Вывески вообще позволяли тогдашним бытописателям судить о национальном составе жителей французской столицы. Анонимный автор очерка «Париж в 1836 году» пишет: «На вывесках лавок из имен нефранцузских преобладают немецкие, составляя между всеми вывесками почти двенадцатую часть. Менее всего немецких имен над многочисленными лавками колбасников, мясников, модных торговцев и обойщиков, более всего на вывесках фортепьянных мастеров, столяров, портных, сапожников, конфетчиков и каретников. Фаянсники и бронзовщики большею частию итальянцы; польских имен, кроме некоторых сапожников и меховых торговцев, почти нет, испанских очень мало, английских с каждым годом становится более. Невероятно, с каким искусством и ловкостью гордый англичанин усваивает себе гибкие манеры французов и как сильно ему помогают его путешествующие соотечественники».
Особенно много вывесок на английском языке было в фешенебельных парижских кварталах, где любили останавливаться богатые англичане; чаще всего хозяева магазинов и гостиниц извещали потенциальных клиентов, что понимают их язык («English spoken here»).

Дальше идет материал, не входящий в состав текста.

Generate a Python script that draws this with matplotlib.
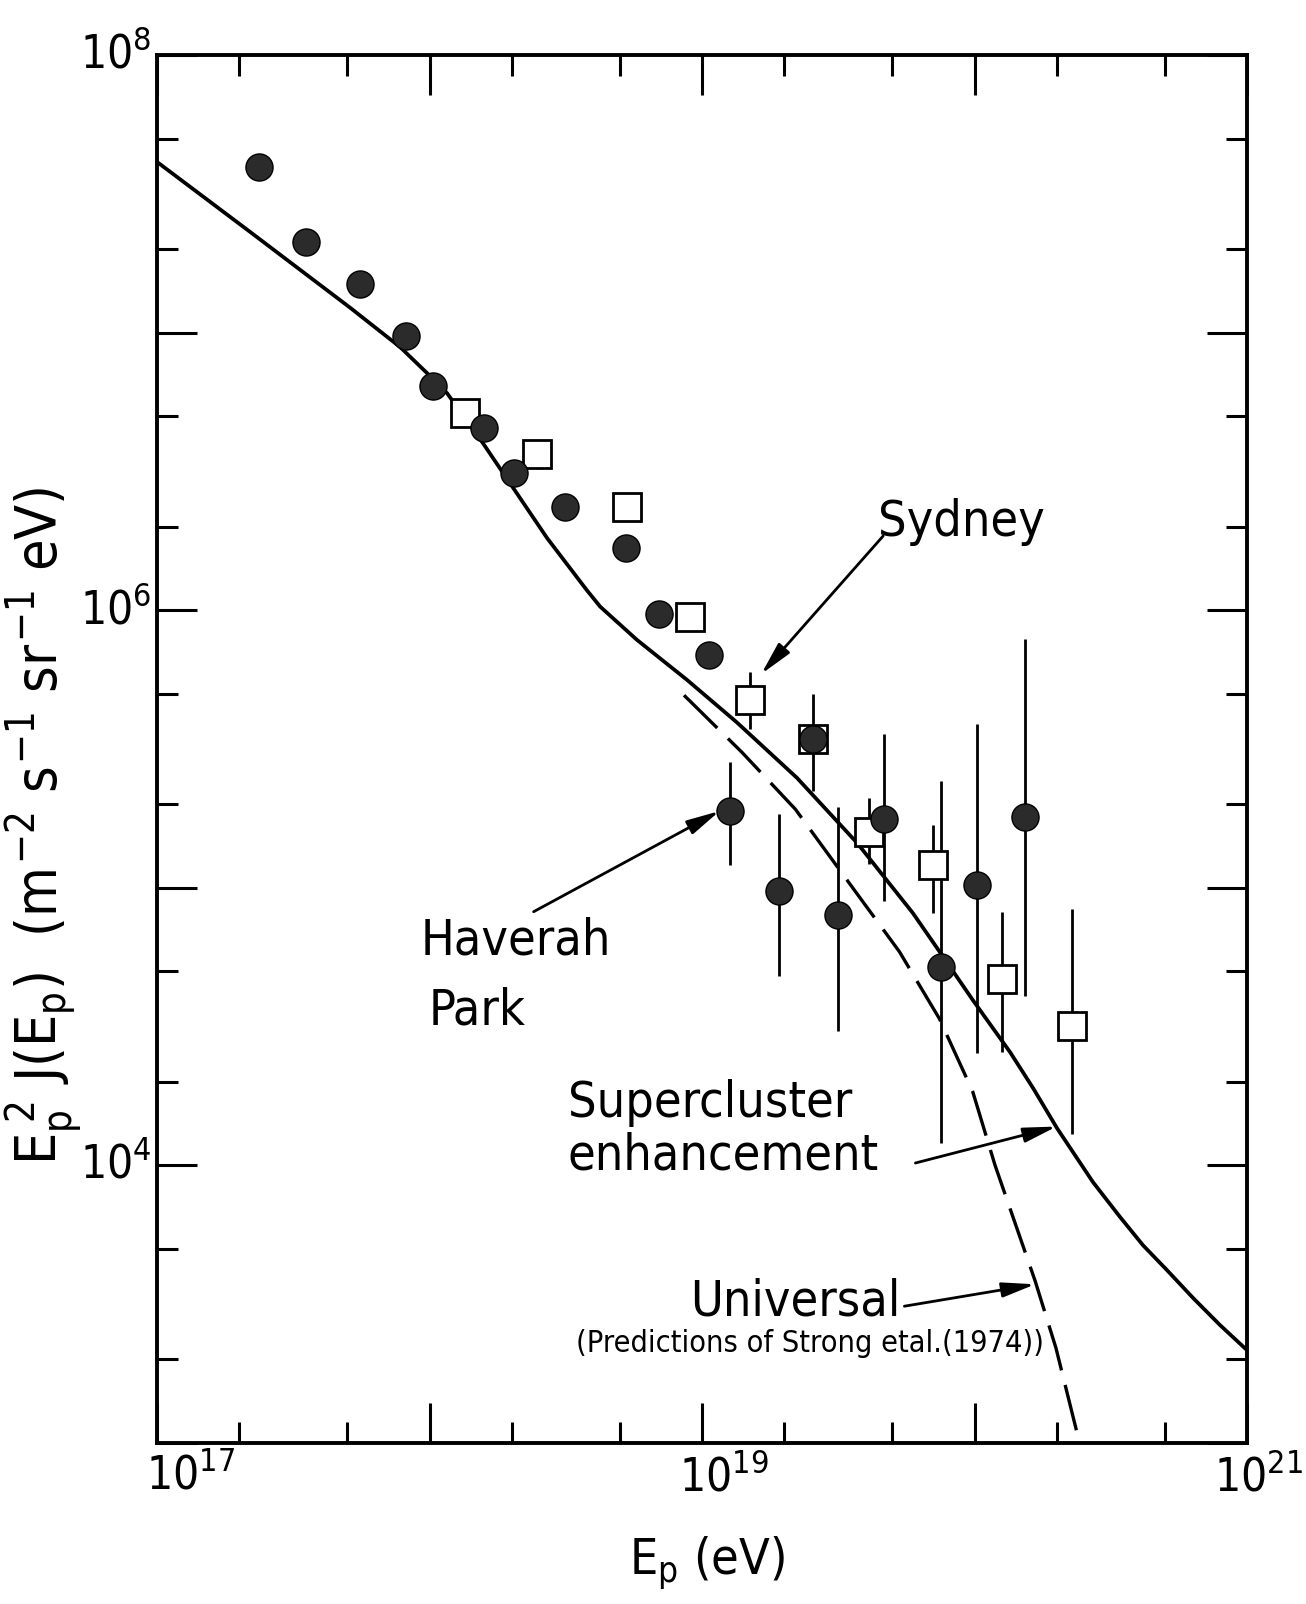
import matplotlib
matplotlib.use("Agg")
import matplotlib.pyplot as plt
import matplotlib.transforms as mtrans
from matplotlib import font_manager
from matplotlib.ticker import LogLocator, FuncFormatter, NullFormatter
import numpy as np

# Haverah Park (filled circles)
hp_E = [2.37e17, 3.53e17, 5.57e17, 8.2e17, 1.03e18, 1.59e18, 2.05e18, 3.14e18,
        5.26e18, 6.95e18, 1.06e19, 1.27e19, 1.92e19, 2.56e19, 3.16e19, 4.67e19,
        7.56e19, 1.02e20, 1.53e20]
hp_J = [3.95e7, 2.12e7, 1.50e7, 9.76e6, 6.4e6, 4.52e6, 3.13e6, 2.35e6,
        1.67e6, 9.7e5, 6.9e5, 1.89e5, 9.75e4, 3.44e5, 8.0e4, 1.77e5,
        5.2e4, 1.02e5, 1.80e5]
hp_err_E = [1.27e19, 1.92e19, 3.16e19, 4.67e19, 7.56e19, 1.02e20, 1.53e20]
hp_err_lo = [1.21e5, 4.82e4, 3.06e4, 8.98e4, 1.2e4, 2.53e4, 4.06e4]
hp_err_hi = [2.84e5, 1.85e5, 1.95e5, 3.58e5, 2.43e5, 3.89e5, 7.9e5]

# Sydney (open squares)
sy_E = [1.35e18, 2.47e18, 5.3e18, 9.04e18, 1.5e19, 2.56e19, 4.11e19, 7.07e19, 1.26e20, 2.28e20]
sy_J = [5.15e6, 3.64e6, 2.35e6, 9.44e5, 4.74e5, 3.44e5, 1.59e5, 1.21e5, 4.71e4, 3.19e4]
sy_err_E = [1.5e19, 2.56e19, 4.11e19, 7.07e19, 1.26e20, 2.28e20]
sy_err_lo = [3.73e5, 2.23e5, 1.22e5, 8.1e4, 2.57e4, 1.3e4]
sy_err_hi = [5.98e5, 4.99e5, 2.11e5, 1.69e5, 8.2e4, 8.4e4]

# supercluster enhancement (solid)
sc_E = [1e17, 2.19e17, 5.11e17, 7.80e17, 9.79e17, 1.16e18, 1.57e18, 2.09e18, 2.70e18,
        3.78e18, 4.23e18, 5.77e18, 8.81e18, 1.34e19, 2.23e19, 3.71e19, 5.94e19,
        7.46e19, 9.86e19, 1.35e20, 1.64e20, 2.01e20, 2.72e20, 3.42e20, 4.15e20,
        5.08e20, 6.34e20, 7.96e20, 1e21]
sc_J = [4.12e7, 2.31e7, 1.23e7, 8.87e6, 7.15e6, 6.05e6, 4.00e6, 2.64e6, 1.82e6,
        1.18e6, 1.03e6, 7.82e5, 5.61e5, 3.95e5, 2.49e5, 1.45e5, 8.11e4,
        5.87e4, 3.94e4, 2.56e4, 1.90e4, 1.36e4, 8.71e3, 6.52e3, 5.16e3,
        4.20e3, 3.33e3, 2.66e3, 2.16e3]

# universal (dashed)
un_E = [8.59e18, 1.40e19, 2.20e19, 3.66e19, 5.30e19, 7.43e19, 9.84e19, 1.19e20, 1.67e20, 1.99e20, 2.43e20]
un_J = [4.94e5, 3.08e5, 1.92e5, 9.68e4, 5.89e4, 3.38e4, 1.85e4, 1.0e4, 3.83e3, 2.2e3, 1.0e3]

# pick a narrow face if one is installed, else plain DejaVu Sans
FONT, STRETCH = 'DejaVu Sans', 'normal'
narrow = {f.name: f.stretch for f in font_manager.fontManager.ttflist
          if f.stretch in ('condensed', 'semi-condensed') and f.style == 'normal'}
for name in ['Liberation Sans Narrow', 'DejaVu Sans', 'Roboto', 'Open Sans', 'Noto Sans', 'Lato']:
    if name in narrow:
        FONT, STRETCH = name, narrow[name]
        break
math_font = FONT
if STRETCH != 'normal':
    try:
        font_manager.FontProperties(f'{FONT}:stretch={STRETCH}')
        math_font = f'{FONT}:stretch={STRETCH}'
    except Exception:
        pass
    SZ = dict(tick=33, lab=41, ann=36, small=22)
else:
    SZ = dict(tick=27, lab=38, ann=32, small=20)

plt.rcParams['font.family'] = FONT
plt.rcParams['font.stretch'] = STRETCH
plt.rcParams['mathtext.fontset'] = 'custom'
plt.rcParams['mathtext.rm'] = math_font
plt.rcParams['mathtext.it'] = math_font
plt.rcParams['mathtext.bf'] = math_font

fig = plt.figure(figsize=(13.06, 16.04), dpi=100)
ax = fig.add_axes([157/1306, 1 - 1443/1604, 1090/1306, 1388/1604])
ax.set_xscale('log')
ax.set_yscale('log')
ax.set_xlim(1e17, 1e21)
ax.set_ylim(1e3, 1e8)

ax.plot(sc_E, sc_J, color='black', lw=2.7, zorder=2)
ax.plot(un_E, un_J, color='black', lw=2.4, ls=(0, (14, 4.5)), zorder=2)
ax.vlines(hp_err_E, hp_err_lo, hp_err_hi, color='black', lw=2.0, zorder=2)
ax.vlines(sy_err_E, sy_err_lo, sy_err_hi, color='black', lw=2.0, zorder=2)
ax.plot(sy_E, sy_J, 's', ms=20, mfc='white', mec='black', mew=2.0, ls='none', zorder=3)
ax.plot(hp_E, hp_J, 'o', ms=19.5, mfc='#2b2b2b', mec='black', mew=1.0, ls='none', zorder=4)

# axes, ticks
for s in ax.spines.values():
    s.set_linewidth(2.8)
for axis in (ax.xaxis, ax.yaxis):
    axis.set_major_locator(LogLocator(base=10, numticks=12))
    axis.set_minor_locator(LogLocator(base=10, subs=(2, 5), numticks=12))
    axis.set_minor_formatter(NullFormatter())
ax.xaxis.set_major_formatter(FuncFormatter(
    lambda v, p: r'$10^{%d}$' % round(np.log10(v)) if round(np.log10(v)) % 2 == 1 else ''))
ax.yaxis.set_major_formatter(FuncFormatter(
    lambda v, p: r'$10^{%d}$' % round(np.log10(v)) if round(np.log10(v)) % 2 == 0 else ''))
ax.tick_params(which='both', direction='in', top=True, right=True, width=2.2, colors='black')
ax.tick_params(which='major', length=29, labelsize=SZ['tick'])
ax.tick_params(which='minor', length=15)
ax.tick_params(axis='x', pad=8)
ax.tick_params(axis='y', pad=4)

# hand-lettered labels sit a little right of their ticks
shift = {17: 0.34, 19: 0.22, 21: 0.12}
for loc, tick in zip(ax.xaxis.get_majorticklocs(), ax.xaxis.get_major_ticks()):
    e = int(round(np.log10(loc)))
    off = mtrans.ScaledTranslation(shift.get(e, 0.12), 0, fig.dpi_scale_trans)
    tick.label1.set_transform(tick.label1.get_transform() + off)
dy = mtrans.ScaledTranslation(0, -0.11 * SZ['tick'] / 28, fig.dpi_scale_trans)
for lbl in ax.get_yticklabels():
    lbl.set_verticalalignment('baseline')
    lbl.set_transform(lbl.get_transform() + dy)

fig.text(44/1306, 1 - 826/1604, r'$E_p^{\,2}\ J(E_p)\ \ (m^{-2}\ s^{-1}\ sr^{-1}\ eV)$',
         rotation=90, ha='center', va='center', fontsize=SZ['lab'])
fig.text(707/1306, 1 - 1563/1604, r'$E_p\ (eV)$', ha='center', va='center', fontsize=SZ['ann'])

# annotations
fs = SZ['ann']
arrow = dict(arrowstyle='-|>,head_length=2.0,head_width=0.45', color='black', lw=2.0,
             shrinkA=0, shrinkB=0)
ax.text(8.95e19, 1.85e6, 'Sydney', ha='center', va='baseline', fontsize=fs)
ax.annotate('', xy=(1.65e19, 5.89e5), xytext=(4.62e19, 1.85e6), arrowprops=arrow)

ax.text(9.27e17, 5.74e4, 'Haverah', ha='left', va='baseline', fontsize=fs)
ax.text(9.9e17, 3.21e4, 'Park', ha='left', va='baseline', fontsize=fs)
ax.annotate('', xy=(1.16e19, 1.89e5), xytext=(2.41e18, 8.2e4), arrowprops=arrow)

ax.text(3.21e18, 1.5e4, 'Supercluster', ha='left', va='baseline', fontsize=fs)
ax.text(3.21e18, 9.68e3, 'enhancement', ha='left', va='baseline', fontsize=fs)
ax.annotate('', xy=(2.0e20, 1.38e4), xytext=(6.07e19, 1.02e4), arrowprops=arrow)

ax.text(2.2e19, 2.88e3, 'Universal', ha='center', va='baseline', fontsize=fs)
ax.text(2.5e19, 2.29e3, '(Predictions of Strong etal.(1974))', ha='center', va='center',
        fontsize=SZ['small'])
ax.annotate('', xy=(1.67e20, 3.73e3), xytext=(5.53e19, 3.11e3), arrowprops=arrow)

fig.savefig('out.png', dpi=100, facecolor='white')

У англичан в Париже были излюбленные места проживания. На месте нынешнего дома № 40 по улице Шоссе д, Антен находился Английский клуб. На месте нынешнего дома № 9 на той же улице располагался банкирский дом Перрего и Лаффита, одна из контор которого работала исключительно с векселями приезжих англичан. В доме № 18 по Вивьеновой улице находились книжный магазин и кабинет для чтения Галиньяни (о котором уже шла речь в главе двадцать четвертой). С 1814 года Галиньяни выпускал путеводители по Парижу на английском языке (Galignani’s Paris Guide), а также газету «Английский вестник Галиньяни» (Galignani’s English Messenger) – сначала еженедельную, а затем ежедневную. Наличие в Париже англиканских церквей, английских ресторанов и английской прессы позволяло англичанам в Париже оставаться «в своем кругу»; говорить по-французски им приходилось только в некоторых магазинах. Многие английские семейства снимали во французской столице просторные квартиры, где устраивали приемы для своих соотечественников; леди Морган пишет, что ей случалось неделю подряд обедать в Париже только в британских семьях. В эпоху Реставрации говорили, что треть английской палаты лордов проводит жизнь не дома, а в Париже, и в этой шутке была немалая доля правды.
Англичане не только с удовольствием проводили время в парижских ресторанах и театрах, но и были постоянными клиентами парижских антикваров; они интересовались мебелью, фарфором, картинами XVIII века – всеми сокровищами, которые после Революции были выставлены на продажу. Англичане покупали севрские сервизы (цена полного комплекта доходила до 10 000 франков), мебель работы знаменитого краснодеревщика Буля, ковры, изготовленные на фабрике Гобеленов, и прочие шедевры французского прикладного искусства. Англичане-коллекционеры поняли ценность наследия французского XVIII столетия гораздо раньше самих французов; одно из богатейших собраний картин Буше, Фрагонара и других старых мастеров принадлежало лорду Ярмуту (после 1842 года этот англичанин носил титул маркиза Хертфорда).